# Welcome Roaches!



## SamSp (Dec 29, 2010)

Hi All! Yesterday, I walked into the office, moved the coffee maker, and noticed two ugly roaches running along. I used a spray everywhere and noticed about 10 of them in different areas this morning. Is there a quicker and efficient alternative to sprays? I don't enjoy breathing in that stuff. Thanks! Sam


----------



## PAbugman (Jun 29, 2010)

IF they are large roaches, the size often called "waterbugs" a granular bait such as baygon or niban or abathor will work well. Also bait in basement below if available.

If they are smaller, like german roaches, find a gel bait that comes in a plastic syringe. Look for active ingredient: fipronil; hydramethylnon; indoxacarb; boric acid; all are good. Keep the bait fresh by replacing regularly. Also, don't spray anywhere near the bait as you will be working against your baiting strategy. 

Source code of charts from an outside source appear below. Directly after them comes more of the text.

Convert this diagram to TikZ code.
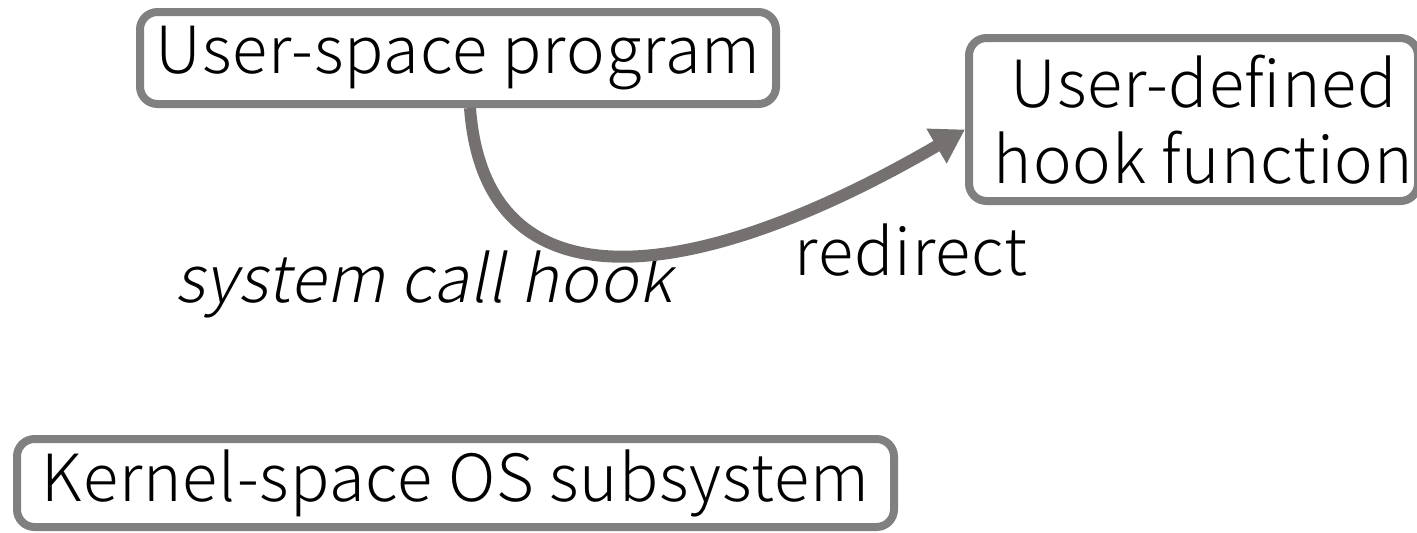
\documentclass[tikz,border=0pt]{standalone}
\usepackage{fontspec}
\IfFontExistsTF{Noto Sans CJK JP Light}
  {\setmainfont{Noto Sans CJK JP Light}[AutoFakeSlant=0.2, LetterSpace=1.5]}
  {\setmainfont{Noto Sans CJK JP}[AutoFakeSlant=0.2, LetterSpace=1.5]}
\usetikzlibrary{positioning,arrows.meta}
\definecolor{boxline}{RGB}{128,128,128}
\definecolor{hookline}{RGB}{118,113,113}

\begin{document}
\begin{tikzpicture}[
    font=\fontsize{37pt}{43pt}\selectfont,
    block/.style={
        rectangle, rounded corners=0.35cm,
        draw=boxline, line width=0.16cm,
        fill=white, align=center,
        inner sep=0pt
    },
    hookflow/.style={
        -{Triangle[length=0.66cm, width=0.76cm]},
        draw=hookline, line width=0.24cm
    },
    label/.style={inner sep=0pt, anchor=base}
]
\useasboundingbox (0,0) rectangle (28.34,-10.64);

% Boxes
\node[block, minimum width=12.72cm, minimum height=1.84cm] at (9.16,-1.16) (prog) {User-space program};
\node[block, minimum width=8.98cm, minimum height=3.26cm] at (23.87,-2.39) (hook)
    {\hspace*{0.4cm}User-defined\\\hspace*{0.4cm}hook function};
\node[block, minimum width=17.54cm, minimum height=1.76cm] at (9.11,-9.66) (kernel) {Kernel-space OS subsystem};

% Labels
\node[label] at (8.48,-6.04) (callhook) {\itshape system call hook};
\node[label] at (18.22,-5.5) (redirect) {redirect};

% Hook arrow
\draw[hookflow] ([xshift=0.24cm]prog.south) .. controls +(0.3,-4.05) and +(-5.5,-3.2) .. ([yshift=-0.2cm]hook.west);

\end{tikzpicture}
\end{document}
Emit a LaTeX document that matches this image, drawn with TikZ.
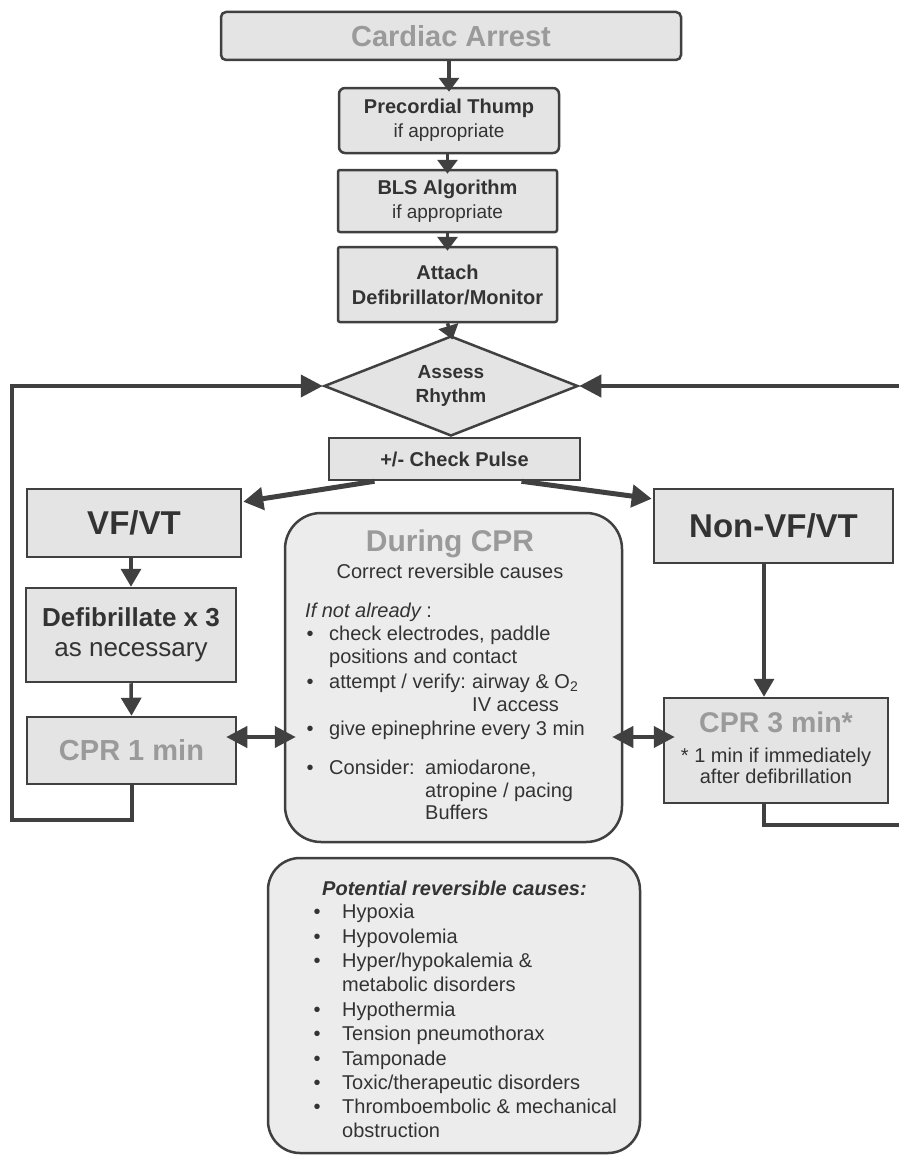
\documentclass[tikz,border=0pt]{standalone}
\usepackage{fontspec}
\setmainfont{Liberation Sans}
\usetikzlibrary{arrows.meta,shapes.geometric,calc}

\definecolor{edge}{HTML}{404040}
\definecolor{boxfill}{HTML}{E4E4E4}
\definecolor{softfill}{HTML}{ECECEC}
\definecolor{ink}{HTML}{333333}
\definecolor{greytitle}{HTML}{9A9A9A}

\tikzset{
  box/.style={draw=edge, fill=boxfill, line width=2.5pt, inner sep=0pt,
              align=center, text=ink},
  softbox/.style={draw=edge, fill=softfill, line width=2.5pt, inner sep=0pt},
  shortarr/.style={draw=edge, line width=3.5pt, shorten >=-5pt,
                   -{Triangle[length=14pt,width=20pt]}},
  arr/.style={draw=edge, line width=3.5pt, -{Triangle[length=18pt,width=20pt]}},
  thickarr/.style={draw=edge, line width=5pt, -{Triangle[length=20pt,width=22pt]}},
  dbl/.style={draw=edge, line width=4pt, shorten <=-11pt, shorten >=-12pt,
              {Triangle[length=21pt,width=21pt]}-{Triangle[length=21pt,width=21pt]}},
  loopline/.style={draw=edge, line width=4pt, -{Triangle[length=22pt,width=22pt]}},
  txt/.style={inner sep=0pt, anchor=base west, text=ink,
              font=\fontsize{20}{24}\selectfont},
  bul/.style={inner sep=0pt, anchor=base, text=ink,
              font=\fontsize{20}{24}\selectfont},
}

\begin{document}
\begin{tikzpicture}[x=1pt,y=-1pt]
\useasboundingbox (0,0) rectangle (898,1156);
\fill[white] (0,0) rectangle (898,1156);

% ---- top chain ----
\node[box, rounded corners=5pt, minimum width=460pt, minimum height=48pt,
      font=\bfseries\fontsize{29}{34}\selectfont, text=greytitle] (ca) at (451,36) {Cardiac Arrest};
\node[box, rounded corners=6pt, minimum width=220pt, minimum height=65pt,
      font=\fontsize{20}{24}\selectfont] (pt) at (449,120.5)
      {\textbf{Precordial Thump}\\ \fontsize{19}{24}\selectfont if appropriate};
\node[box, rounded corners=2pt, minimum width=219pt, minimum height=62pt,
      font=\fontsize{20}{24}\selectfont] (bls) at (447.5,201)
      {\textbf{BLS Algorithm}\\ \fontsize{19}{24}\selectfont if appropriate};
\node[box, rounded corners=2pt, minimum width=219pt, minimum height=75pt,
      font=\bfseries\fontsize{20}{25}\selectfont] (att) at (447.5,284.5)
      {Attach\\Defibrillator/Monitor};
\node[diamond, shape aspect=2.54, draw=edge, fill=boxfill, line width=2.5pt, inner sep=0pt,
      minimum width=254pt, minimum height=100pt, align=center, text=ink,
      font=\bfseries\fontsize{19}{24}\selectfont] (dia) at (451,386) {Assess\\Rhythm};
\node[box, minimum width=251pt, minimum height=42pt,
      font=\bfseries\fontsize{20}{24}\selectfont] (cp) at (454.5,459) {+/- Check Pulse};

\draw[shortarr] (ca.south -| pt.center) -- (pt.north);
\draw[shortarr] (pt.south -| bls.center) -- (bls.north);
\draw[shortarr] (bls.south) -- (att.north);
\draw[shortarr] (att.south) -- (dia.north);

% ---- the two branches ----
\node[box, minimum width=214pt, minimum height=68pt,
      font=\bfseries\fontsize{33}{38}\selectfont] (vf) at (134,523) {VF/VT};
\node[box, minimum width=210pt, minimum height=94pt,
      font=\fontsize{26}{30}\selectfont] (def) at (131,635)
      {\textbf{Defibrillate x 3}\\as necessary};
\node[box, minimum width=209pt, minimum height=67pt,
      font=\bfseries\fontsize{29}{34}\selectfont, text=greytitle] (c1) at (131.5,750.5) {CPR 1 min};

\node[box, minimum width=239pt, minimum height=74pt,
      font=\bfseries\fontsize{33}{38}\selectfont] (nvf) at (773.5,526) {Non-VF/VT};
\node[box, minimum width=224pt, minimum height=105pt] (c3) at (776,750.5) {};
\node[inner sep=0pt, anchor=base, text=greytitle,
      font=\bfseries\fontsize{28.5}{34}\selectfont] (c3t) at (776,732) {CPR 3 min*};
\node[txt, anchor=base] (c3a) at (776,762) {* 1 min if immediately};
\node[txt, anchor=base] (c3b) at (776,783) {after defibrillation};

\draw[thickarr] ($(cp.south)+(-80,0)$) -- ($(vf.north east)+(1,14)$);
\draw[thickarr] ($(cp.south)+(67,0)$) -- ($(nvf.north west)+(-1,11)$);
\draw[arr] (vf.south -| def.center) -- (def.north);
\draw[arr] (def.south) -- (c1.north);

\coordinate (rx) at (764,0);
\draw[arr] (nvf.south -| rx) -- (c3.north -| rx);

% ---- During CPR panel ----
\node[softbox, rounded corners=36pt, minimum width=337pt, minimum height=329pt] (dur) at (453.5,677.5) {};
\node[inner sep=0pt, anchor=base, text=greytitle,
      font=\bfseries\fontsize{30}{36}\selectfont] (d1) at (450,551) {During CPR};
\node[txt, anchor=base] (d2) at (450,578) {Correct reversible causes};
\node[txt] (d0) at (305,617) {\itshape If not already\upshape\ :};
\node[bul] (db1) at (310,640) {\textbullet};
\node[txt] (d3) at (329,640) {check electrodes, paddle};
\node[txt] (d4) at (329,663) {positions and contact};
\node[bul] (db2) at (310,688) {\textbullet};
\node[txt] (d5) at (329,688) {attempt / verify:};
\node[txt] (d6) at (472,688) {airway \& O\textsubscript{2}};
\node[txt] (d7) at (472,711) {IV access};
\node[bul] (db3) at (310,735) {\textbullet};
\node[txt] (d8) at (329,735) {give epinephrine every 3 min};
\node[bul] (db4) at (310,774) {\textbullet};
\node[txt] (d9) at (329,774) {Consider:};
\node[txt] (d10) at (425,774) {amiodarone,};
\node[txt] (d11) at (425,797) {atropine / pacing};
\node[txt] (d12) at (425,819) {Buffers};

\coordinate (mid) at (0,737);
\draw[dbl] (c1.east |- mid) -- (dur.west |- mid);
\draw[dbl] (dur.east |- mid) -- (c3.west |- mid);

% ---- loops back to rhythm assessment ----
\coordinate (lb) at (12,820);
\coordinate (rb) at (905,825);
\draw[loopline] (c1.south) |- (lb) |- (dia.west);
\draw[loopline] (c3.south -| rx) |- (rb) |- (dia.east);

% ---- reversible causes panel ----
\node[softbox, rounded corners=32pt, minimum width=372pt, minimum height=295pt] (pot) at (454,1005.5) {};
\node[txt, font=\bfseries\itshape\fontsize{20}{24}\selectfont] (p0) at (322,895) {Potential reversible causes:};
\node[bul] (pb1) at (317,918) {\textbullet};
\node[txt] (p1) at (342,918) {Hypoxia};
\node[bul] (pb2) at (317,943) {\textbullet};
\node[txt] (p2) at (342,943) {Hypovolemia};
\node[bul] (pb3) at (317,967) {\textbullet};
\node[txt] (p3) at (342,967) {Hyper/hypokalemia \&};
\node[txt] (p4) at (342,991) {metabolic disorders};
\node[bul] (pb5) at (317,1016) {\textbullet};
\node[txt] (p5) at (342,1016) {Hypothermia};
\node[bul] (pb6) at (317,1040) {\textbullet};
\node[txt] (p6) at (342,1040) {Tension pneumothorax};
\node[bul] (pb7) at (317,1065) {\textbullet};
\node[txt] (p7) at (342,1065) {Tamponade};
\node[bul] (pb8) at (317,1089) {\textbullet};
\node[txt] (p8) at (342,1089) {Toxic/therapeutic disorders};
\node[bul] (pb9) at (317,1113) {\textbullet};
\node[txt] (p9) at (342,1113) {Thromboembolic \& mechanical};
\node[txt] (p10) at (342,1137) {obstruction};
\end{tikzpicture}
\end{document}
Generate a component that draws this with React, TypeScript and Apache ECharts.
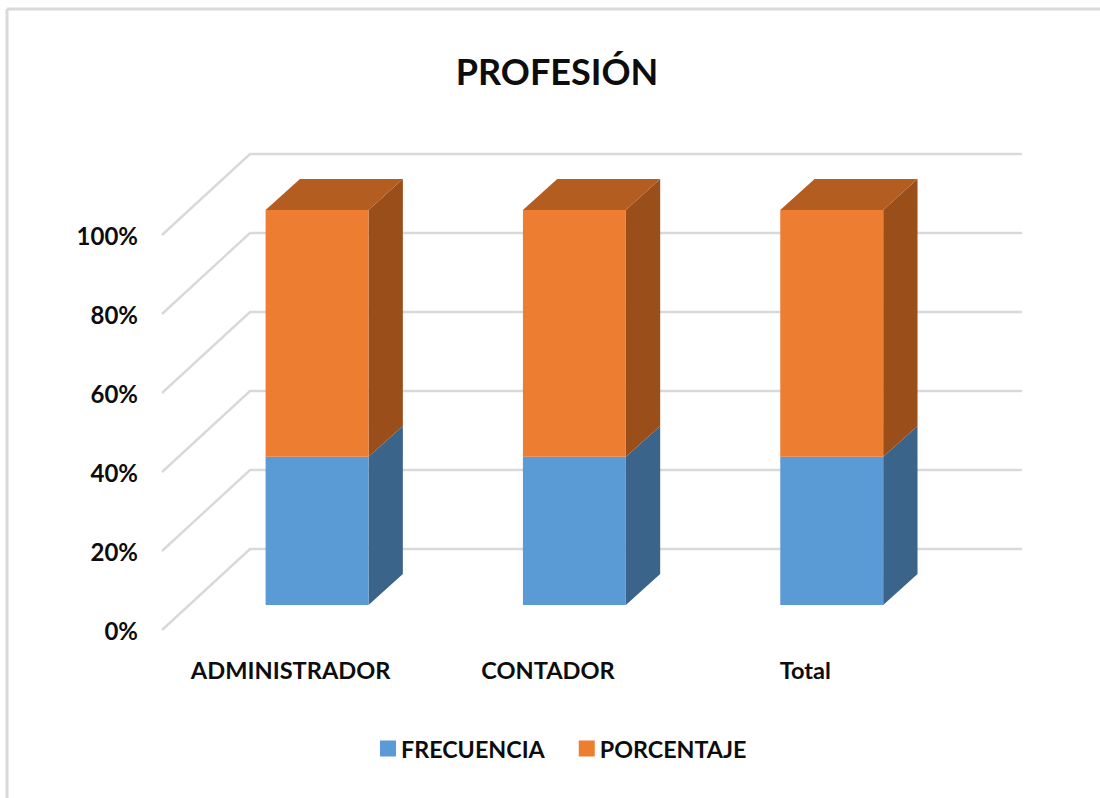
import React, { useEffect, useRef } from "react";
import * as echarts from "echarts";

const TITLE = "PROFESIÓN";
const categories = ["ADMINISTRADOR", "CONTADOR", "Total"];
const frecuencia = [37.5, 37.5, 37.5];
const porcentaje = [62.5, 62.5, 62.5];
const ticks = [0, 20, 40, 60, 80, 100];

const FONT = "Lato";
const WALL = { dx: 88, dy: -81 };
const NEAR_X = 0.3;
const NEAR_Y = 0.31;
const FAR = 0.69;
const BAR_RATIO = 0.4;

const blue = { front: "#5B9BD5", side: "#3A648A", top: "#47799F" };
const orange = { front: "#ED7D31", side: "#9A4F1B", top: "#B45D21" };

const makeBar = (colors: typeof blue, drawTop: boolean) => (params: any, api: any) => {
  const cat = api.value(0);
  const lo = api.coord([cat, api.value(1)]);
  const hi = api.coord([cat, api.value(2)]);
  const w = api.size([1, 0])[0] * BAR_RATIO;
  const nx = WALL.dx * NEAR_X;
  const ny = WALL.dy * NEAR_Y;
  const ddx = WALL.dx * (FAR - NEAR_X);
  const ddy = WALL.dy * (FAR - NEAR_Y);
  const l = lo[0] + nx - w / 2;
  const r = l + w;
  const b = lo[1] + ny;
  const t = hi[1] + ny;
  const children: any[] = [
    {
      type: "polygon",
      shape: { points: [[r, b], [r + ddx, b + ddy], [r + ddx, t + ddy], [r, t]] },
      style: { fill: colors.side },
    },
    {
      type: "polygon",
      shape: { points: [[l, b], [r, b], [r, t], [l, t]] },
      style: { fill: colors.front },
    },
  ];
  if (drawTop) {
    children.push({
      type: "polygon",
      shape: { points: [[l, t], [r, t], [r + ddx, t + ddy], [l + ddx, t + ddy]] },
      style: { fill: colors.top },
    });
  }
  return { type: "group", children };
};

const renderWall = (params: any, api: any) => {
  const y = api.coord([0, api.value(0)])[1];
  const sys = params.coordSys;
  return {
    type: "polyline",
    shape: {
      points: [
        [sys.x, y],
        [sys.x + WALL.dx, y + WALL.dy],
        [sys.x + sys.width + WALL.dx, y + WALL.dy],
      ],
    },
    style: { stroke: "#D9D9D9", lineWidth: 2.4, fill: "none" },
  };
};

export default function App() {
  const ref = useRef<HTMLDivElement>(null);
  useEffect(() => {
    document.body.style.margin = "0";
    const chart = echarts.init(ref.current!, undefined, { renderer: "svg" });
    chart.setOption({
      animation: false,
      backgroundColor: "#FFFFFF",
      title: {
        text: TITLE,
        left: 552,
        top: 48,
        textAlign: "center",
        textStyle: { fontFamily: FONT, fontWeight: "bold", fontSize: 36, color: "#0D0D0D" },
      },
      legend: {
        data: ["FRECUENCIA", "PORCENTAJE"],
        left: 375,
        top: 732,
        icon: "rect",
        itemWidth: 16,
        itemHeight: 16,
        itemGap: 34,
        textStyle: { fontFamily: FONT, fontWeight: "bold", fontSize: 23.3, color: "#0D0D0D" },
      },
      grid: { left: 162, top: 235, width: 772, height: 395 },
      xAxis: {
        type: "category",
        data: categories,
        axisLine: { show: false },
        axisTick: { show: false },
        axisLabel: { interval: 0, margin: 28, fontFamily: FONT, fontWeight: "bold", fontSize: 23.6, color: "#0D0D0D" },
      },
      yAxis: {
        type: "value",
        min: 0,
        max: 100,
        interval: 20,
        axisLine: { show: false },
        axisTick: { show: false },
        splitLine: { show: false },
        axisLabel: { margin: 24, formatter: "{value}%", fontFamily: FONT, fontWeight: "bold", fontSize: 24, color: "#0D0D0D" },
      },
      graphic: [
        { type: "line", shape: { x1: 7, y1: 9, x2: 1100, y2: 9 }, style: { stroke: "#D9D9D9", lineWidth: 3 } },
        { type: "line", shape: { x1: 7, y1: 9, x2: 7, y2: 798 }, style: { stroke: "#D9D9D9", lineWidth: 3 } },
      ],
      series: [
        {
          name: "walls",
          type: "custom",
          z: 1,
          silent: true,
          renderItem: renderWall,
          data: ticks.map((t) => [t]),
          encode: { y: 0 },
          clip: false,
        },
        {
          name: "FRECUENCIA",
          type: "custom",
          z: 2,
          itemStyle: { color: blue.front },
          renderItem: makeBar(blue, false),
          data: categories.map((_, i) => [i, 0, frecuencia[i]]),
          encode: { x: 0, y: [1, 2] },
          clip: false,
        },
        {
          name: "PORCENTAJE",
          type: "custom",
          z: 3,
          itemStyle: { color: orange.front },
          renderItem: makeBar(orange, true),
          data: categories.map((_, i) => [i, frecuencia[i], frecuencia[i] + porcentaje[i]]),
          encode: { x: 0, y: [1, 2] },
          clip: false,
        },
      ],
    });
    return () => chart.dispose();
  }, []);
  return <div ref={ref} style={{ position: "fixed", left: 0, top: 0, width: 1100, height: 798 }} />;
}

When possible, try to get an accurate identification. It will help. Keep us posted.


----------



## SamSp (Dec 29, 2010)

Well, they're definitely German roaches. I checked them out at http://www.goforthservices.com/services

Now, I have a big roach problem. I read your response this morning and got some of the bait. I hope they work soon. I just don't know how those buggers got into the office. Somebody must have left the door open. 

I guess I'm just lucky I didn't have a rodent problem. That would have cost me a lot more, I'm sure. 

Thanks for your advice; it really helped me. 

I'll let you know how the baits work.


----------